DO: Did your initial reaction to the moral dilemma change throughout the filming process?
HM: Not change, but became deeper. It did become a deeper understanding of it, definitely. I think when I first read it it was a bit, ‘Oh, that’s tough.’ When I first read it, I kind of saw the colonel as the villain of the piece and she may be, but not from her point of view. As I got deeper into it, and started really understanding the issues and the more global understanding of it, my attitude changed. I think now, I would say that she did the right thing. It’s a terrible thing to say. The appalling decisions that have to be made, but I’m talking about the world.
In many ways this film reminded me of a courtroom drama, only the audience acts as the jury. You are all the jury sitting in the audience, then when you come out of the cinema, hopefully, you go and have dinner or you go to a bar and discuss it. You talk about strategy, “Is it correct? Is it incorrect? Should we? Shouldn’t we?” The film throws it out to the audience. What I love about the film is that it makes no decisions for you. It puts decisions in your lap.
DO: Did anything surprise you when you saw the final cut of the film?
HM: The thing that surprised me was the wit, the funniness.
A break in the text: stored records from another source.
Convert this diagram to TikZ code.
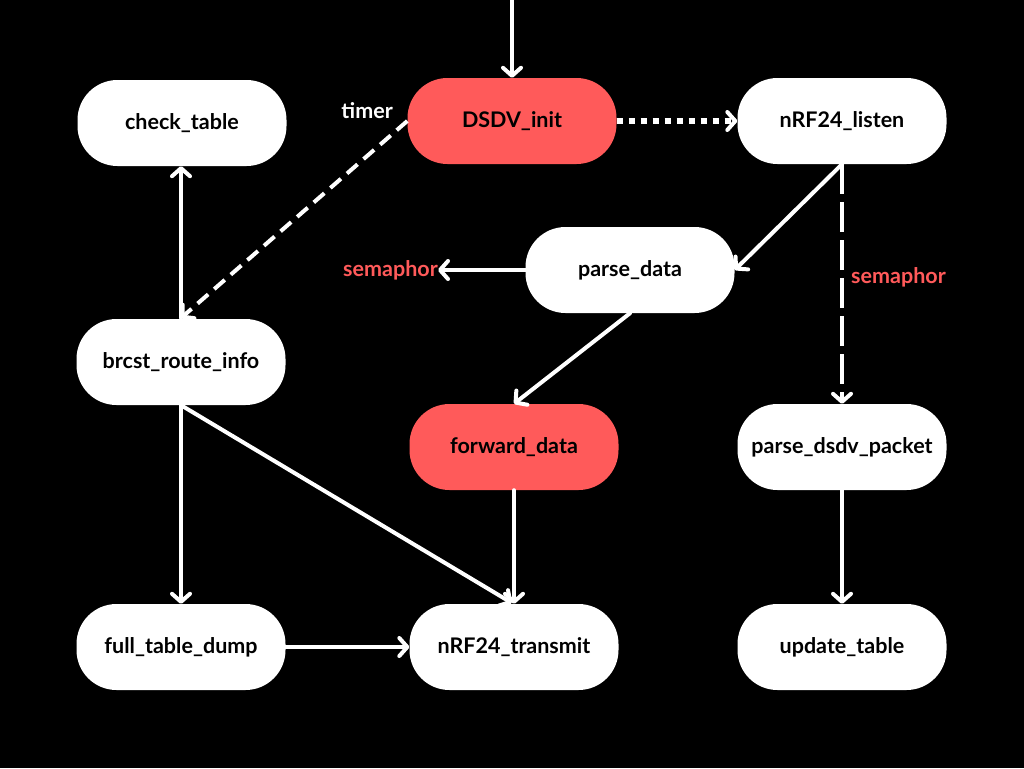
\documentclass[tikz,border=0pt]{standalone}
\usepackage{fontspec}
\setmainfont{Lato}
\usetikzlibrary{arrows.meta}
\definecolor{hot}{HTML}{FF5A5A}
\begin{document}
\begin{tikzpicture}[x=1pt,y=-1pt,
  box/.style={fill=white, rounded corners=40pt, minimum width=209pt, minimum height=86pt,
              inner sep=0pt, font=\fontsize{21.5}{24}\selectfont\bfseries, text=black},
  hotbox/.style={box, fill=hot},
  arr/.style={draw=white, line width=4pt, line cap=round,
              -{Straight Barb[length=8pt,width=18pt,line width=4pt,round]}},
  lbl/.style={font=\fontsize{21.5}{24}\selectfont\bfseries, inner sep=0pt},
]
\fill[black] (0,0) rectangle (1024,768);
\useasboundingbox (0,0) rectangle (1024,768);

% process nodes
\node[box]    (check)   at (182,123) {check\_table};
\node[hotbox] (init)    at (512,121) {DSDV\_init};
\node[box]    (listen)  at (842,121) {nRF24\_listen};
\node[box]    (parse)   at (630,270) {parse\_data};
\node[box]    (brcst)   at (181,362) {brcst\_route\_info};
\node[hotbox] (forward) at (514,447) {forward\_data};
\node[box]    (pdsdv)   at (842,447) {parse\_dsdv\_packet};
\node[box]    (dump)    at (181,647) {full\_table\_dump};
\node[box]    (tx)      at (514,647) {nRF24\_transmit};
\node[box]    (update)  at (842,647) {update\_table};

% labels
\node[lbl, text=white, anchor=east] (timer) at (393,111) {timer};
\node[lbl, text=hot, anchor=east] (sem1) at (438,270) {semaphor};
\node[lbl, text=hot, anchor=west] (sem2) at (851,277) {semaphor};

\coordinate (entry) at (512,0);
\coordinate (brcstTop) at (181,318);
\coordinate (txTop) at (512,603);

% connectors
\draw[arr] (entry) -- (init.north);
\draw[arr, line width=6pt, line cap=butt, dash pattern=on 6pt off 6pt,
      -{Straight Barb[length=8pt,width=18pt,line width=4pt,round]}]
      (init.east) -- (listen.west);
\draw[arr, line cap=butt, dash pattern=on 14pt off 8pt] (init.west) -- (brcstTop);
\draw[arr] (brcstTop) -- (check.south -| brcstTop);
\draw[arr] (listen.south) -- (parse.east);
\draw[arr, line cap=butt, dash pattern=on 30pt off 8pt] (listen.south) -- (pdsdv.north);
\draw[arr] (parse.west) -- (sem1.east);
\draw[arr] (parse.south) -- (forward.north);
\draw[arr] (brcst.south) -- (dump.north);
\draw[arr] (brcst.south) -- (txTop);
\draw[arr] (forward.south) -- (tx.north);
\draw[arr] (dump.east) -- (tx.west);
\draw[arr] (pdsdv.south) -- (update.north);
\end{tikzpicture}
\end{document}
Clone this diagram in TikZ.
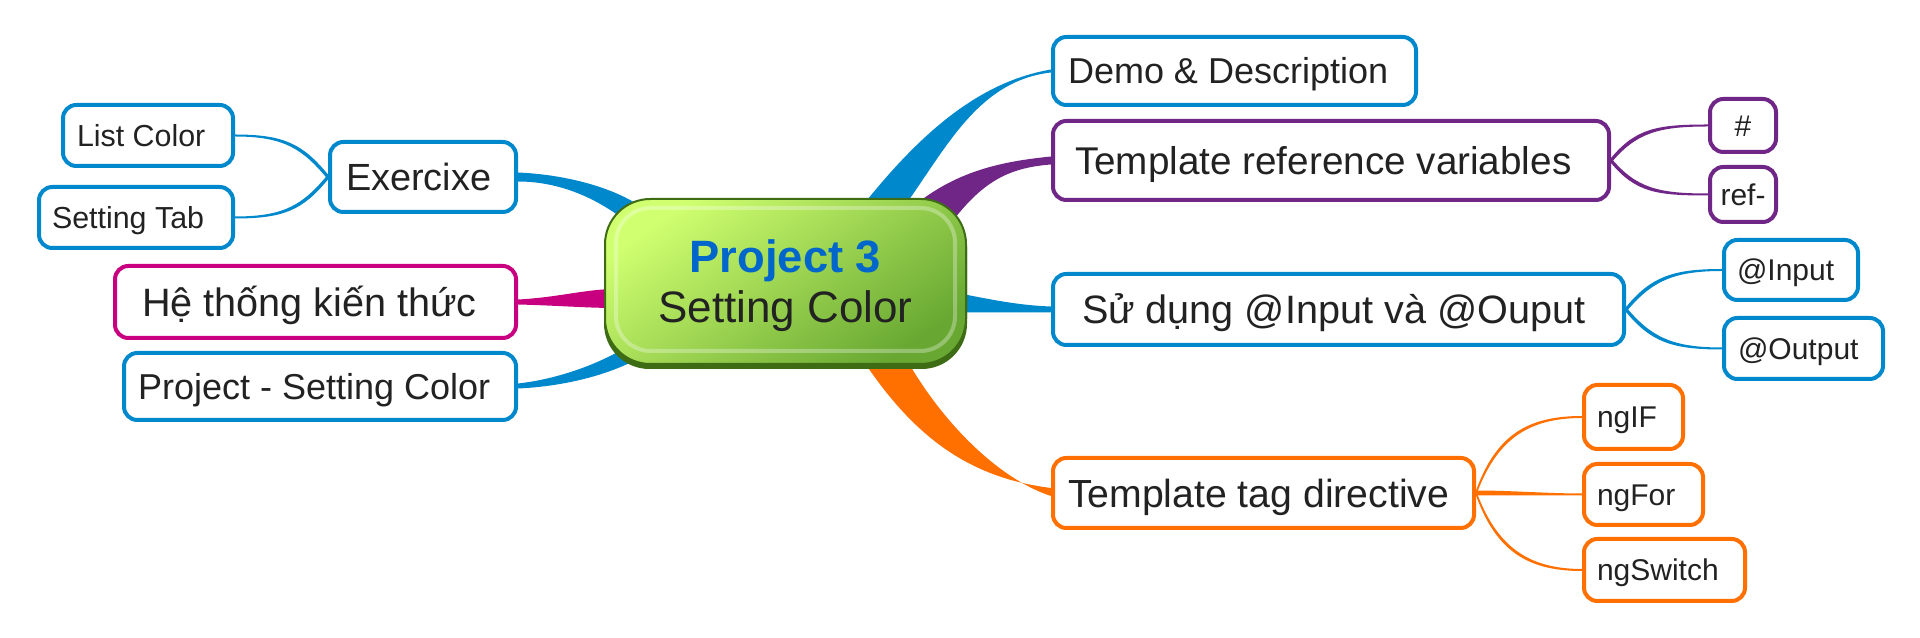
\documentclass[tikz,border=0pt]{standalone}
\usepackage{fontspec}
\setmainfont{Liberation Sans}
\usetikzlibrary{calc,backgrounds}
\definecolor{cblue}{RGB}{0,136,204}
\definecolor{cpurple}{RGB}{112,38,134}
\definecolor{cmag}{RGB}{200,0,128}
\definecolor{corange}{RGB}{255,112,0}
\definecolor{txt}{RGB}{34,34,34}
\definecolor{cproj}{RGB}{0,102,204}
\definecolor{gtop}{RGB}{208,255,112}
\definecolor{gbot}{RGB}{104,168,50}
\definecolor{gedge}{RGB}{62,108,20}
\newcommand\twig[5]{\fill[#1] ($(#2)+(0,2.5)$) .. controls +#4 and +#5 .. ($(#3)+(0,1)$) -- ($(#3)+(0,-1)$) .. controls +#5 and +#4 .. ($(#2)+(0,-2.5)$) -- cycle;}
\begin{document}
\begin{tikzpicture}[x=0.75pt,y=0.75pt,
  box/.style={draw=#1, line width=3pt, rounded corners=10pt, fill=white, text=txt, inner ysep=0pt},
  fs/.style={font=\fontsize{#1}{#1}\selectfont, text height={0.72*#1pt}, text depth=0pt},
  sz/.style n args={3}{minimum height={(#2-4)*0.75pt}, inner xsep={(#3-2)*0.75pt},
    execute at begin node={\hbox to \dimexpr 0.75pt*(#1-2*#3)\relax\bgroup},
    execute at end node={\hfil\egroup}},
  csz/.style 2 args={minimum width={(#1-4)*0.75pt}, minimum height={(#2-4)*0.75pt}, inner xsep=0pt},
  hub/.style={draw=gedge, line width=1.5pt, rounded corners=34pt, top color=gtop, bottom color=gbot, shading angle=35,
    minimum width=270.75pt, minimum height=123.75pt, inner sep=0pt, align=center, text=txt, text depth=0pt,
    font=\fontsize{33}{37.5}\selectfont}]
\useasboundingbox (0,0) rectangle (1920,638);
\begin{pgfonlayer}{background}
\fill[white] (0,0) rectangle (1920,638);
\end{pgfonlayer}

\node[hub] (c) at (785.5,356.5) {\textcolor{cproj}{\fontsize{34}{37.5}\selectfont\bfseries Project 3}\\Setting Color};
\node[box=cblue,fs=27,sz={367}{72}{17}] (demo) at (1234.5,567) {Demo \& Description};
\node[box=cpurple,fs=29,sz={560}{83}{24}] (trv) at (1331,477.5) {Template reference variables};
\node[box=cblue,fs=29.7,sz={575}{75}{31}] (sd) at (1338.5,328.5) {Sử dụng @Input và @Ouput};
\node[box=corange,fs=29.4,sz={425}{74}{17}] (ttd) at (1263.5,145) {Template tag directive};
\node[box=cpurple,fs=22.5,csz={70}{57}] (hash) at (1743,512.5) {\#};
\node[box=cpurple,fs=22.5,csz={70}{59}] (ref) at (1743,443.5) {ref-};
\node[box=cblue,fs=22.5,sz={138}{64}{15}] (inp) at (1791,368) {@Input};
\node[box=cblue,fs=22.5,sz={163}{65}{16}] (outp) at (1803.5,289.5) {@Output};
\node[box=corange,fs=22.5,sz={103}{68}{15}] (ngif) at (1633.5,221) {ngIF};
\node[box=corange,fs=22.5,sz={123}{65}{15}] (ngfor) at (1643.5,143.5) {ngFor};
\node[box=corange,fs=22.5,sz={165}{66}{15}] (ngsw) at (1664.5,68) {ngSwitch};
\node[box=cblue,fs=28.4,sz={190}{74}{18}] (ex) at (423,461) {Exercixe};
\node[box=cblue,fs=22.8,sz={174}{65}{16}] (lc) at (148,502.5) {List Color};
\node[box=cblue,fs=22.8,sz={198}{65}{15}] (st) at (136,420.5) {Setting Tab};
\node[box=cmag,fs=29.7,sz={405}{76}{29}] (he) at (315.5,336) {Hệ thống kiến thức};
\node[box=cblue,fs=27,sz={396}{71}{16}] (psc) at (320,251.5) {Project - Setting Color};

\draw[white, opacity=0.3, line width=3pt, rounded corners=26pt] ($(c.south west)+(12,14)$) rectangle ($(c.north east)+(-12,-10)$);

\begin{pgfonlayer}{background}
% main branches
\fill[cblue] ($(c.north)+(80,-4)$) .. controls +(58,72) and +(-70,-12) .. ($(demo.west)+(0,1.5)$) -- ($(demo.west)+(0,-1.5)$) .. controls +(-70,-8) and +(42,60) .. ($(c.north)+(122,-4)$) -- cycle;
\fill[cpurple] ($(c.north east)+(-47,-3)$) .. controls +(40,30) and +(-50,-5) .. ($(trv.west)+(0,4)$) -- ($(trv.west)+(0,-4)$) .. controls +(-40,-3) and +(30,38) .. ($(c.north east)+(-12,-20)$) -- cycle;
\fill[cblue] ($(c.east)+(-12,-11)$) .. controls +(40,-8) and +(-30,1) .. ($(sd.west)+(0,3)$) -- ($(sd.west)+(0,-3)$) .. controls +(-30,0) and +(30,0) .. ($(c.east)+(-12,-31)$) -- cycle;
\fill[corange] ($(c.south)+(78,4)$) .. controls +(52,-78) and +(-80,10) .. ($(ttd.west)+(0,5)$) -- ($(ttd.west)+(0,-3)$) .. controls +(-55,18) and +(33,-58) .. ($(c.south)+(122,4)$) -- cycle;
\fill[cblue] ($(ex.east)+(0,4.5)$) .. controls +(45,-2) and +(-30,20) .. ($(c.west)+(36,75.5)$) -- ($(c.west)+(28,55.5)$) .. controls +(-30,25) and +(45,0) .. ($(ex.east)+(0,-4.5)$) -- cycle;
\fill[cmag] ($(he.east)+(0,2.5)$) .. controls +(40,2) and +(-30,0) .. ($(c.west)+(12,-7.5)$) -- ($(c.west)+(12,-26.5)$) .. controls +(-30,0) and +(40,-1) .. ($(he.east)+(0,-2.5)$) -- cycle;
\fill[cblue] ($(psc.east)+(0,3)$) .. controls +(45,5) and +(-30,-22) .. ($(c.west)+(36,-56.5)$) -- ($(c.west)+(44,-71.5)$) .. controls +(-35,-22) and +(45,2) .. ($(psc.east)+(0,-2)$) -- cycle;
% sub branches
\twig{cpurple}{trv.east}{hash.west}{(25,30)}{(-50,0)}
\twig{cpurple}{trv.east}{ref.west}{(25,-30)}{(-50,0)}
\twig{cblue}{sd.east}{inp.west}{(25,30)}{(-50,0)}
\twig{cblue}{sd.east}{outp.west}{(25,-30)}{(-50,0)}
\twig{corange}{ttd.east}{ngif.west}{(20,55)}{(-55,0)}
\twig{corange}{ttd.east}{ngfor.west}{(35,0)}{(-35,0)}
\twig{corange}{ttd.east}{ngsw.west}{(20,-55)}{(-55,0)}
\twig{cblue}{ex.west}{lc.east}{(-25,30)}{(50,0)}
\twig{cblue}{ex.west}{st.east}{(-25,-30)}{(50,0)}
% hub shadow
\fill[gedge, rounded corners=34pt] ($(c.south west)+(0,-4)$) rectangle ($(c.north east)+(0,-4)$);
\end{pgfonlayer}
\end{tikzpicture}
\end{document}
I thought it was brilliant of Gavin, that is also what makes the film ultimately palatable, watchable, because it’s tough [and] difficult subject. It’s very tense and that also makes it watchable, but the wit in it and the funniness is fantastic. In terms of motivation, I never really think of motivation, honestly. I’m not a motivated sort of person. It’s, like, if it’s on the page, I do it.
“Eye in the Sky” is a thrilling political drama. Rated R. 102 min.